In the latest issue of The Nation, NYU professor and Hugo Chavez sycophant Greg Grandin praises "Ecuador, Bolivia and Venezuela, where progressive movements are fitfully trying to 'refound' their societies along more inclusive lines." Perhaps I should cut Grandin some slack, for his essay was surely finished before news that Hugo Chavez's latest attempt at "refounding" his crime-riddled, poverty-striken, oil-rich country appeared on American wire services. But as the links above demonstrate, Grandin and other Chavista deadenders in academia will excuse any illiberal policy from the crooks in Miraflores, provided it is couched in the mad rhetoric of socialismo o muerte.
Indeed, the excuses for Venezuela's latest attack on free speech are already filling my inbox (including a ludicrous missive from the Venezuelan embassy in Washington). But here is a short synopsis of the government's latest attack on the press, courtesy of the Committee to Protect Journalists:
Venezuelan regulators have ordered cable and satellite operators to stop carrying one of the country's best known broadcasters, RCTV International, along with five other stations, alleging that the broadcasters violated a requirement to air President Hugo Chávez's speeches. The Committee to Protect Journalists urged Venezuelan authorities today to allow all of the stations to resume operations immediately.
On orders from the National Telecommunication Commission (CONATEL), cable and satellite providers stopped transmitting RCTV International and five other stations shortly after midnight on Sunday, local press reports said. The action against RCTV and the other stations—Ritmo Son, Momentum, America TV, American Network, and TV Chile—was taken after the stations chose not to air a speech by Chávez on Saturday. The next day, during his weekly radio and TV program "Aló Presidente," Chávez said, "We applied the law. If they don't follow it, they won't be allowed back on the air."
You might recall that RCTV, the country's oldest television network, was booted off the public airways in 2007 without a chance to defend itself against charges of "coup mongering." In response to this latest decision, Venezuelan students took to the streets in protest and were dispersed by truncheon-wielding police. A Chavez official said this evening that one pro-Chavez demonstrator was killed in "a cowardly fashion" during the unrest. El Universal reports that seven anti-Chavez students were injured today, though their "health condition is (sic) unknown." Reuters reports that students "chanted the slogan '1,2,3, Chavez you struck out,' in reference to the president's mounting problems in the baseball-mad nation with issues ranging from water and electricity shortages to an unpopular currency devaluation."

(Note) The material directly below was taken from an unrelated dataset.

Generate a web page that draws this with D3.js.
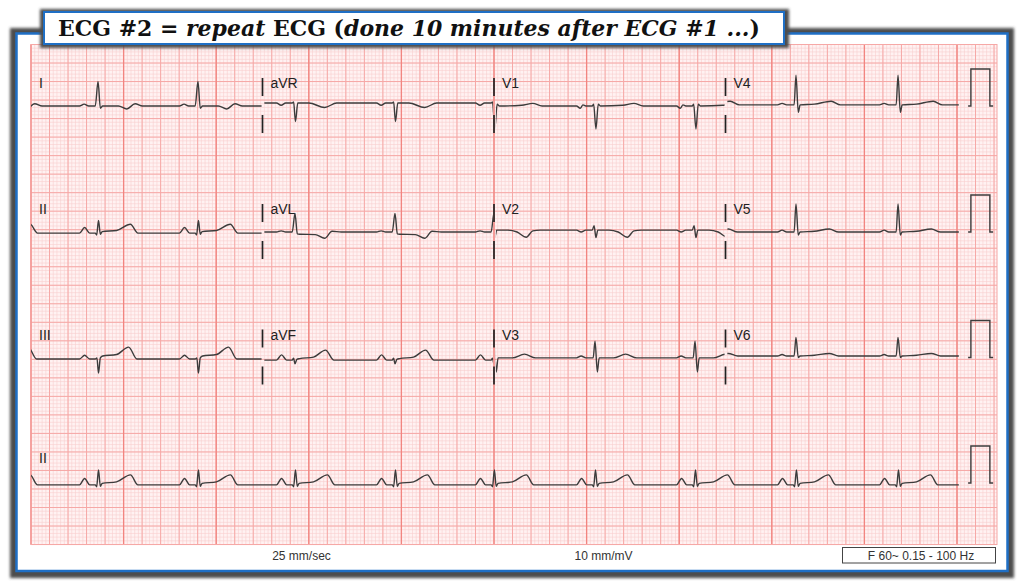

Venezuelan blogger Miguel Octavio has photos and video of the protests spilling over into baseball stadiums (and plenty of other dramatic photos of the demonstrations):
Oh, one more thing. In what we are assured is totally unrelated news, Venezuela's defense minister, vice president, and environment minister all resigned—and all claimed unspecified "personal reasons" motivated their decisions.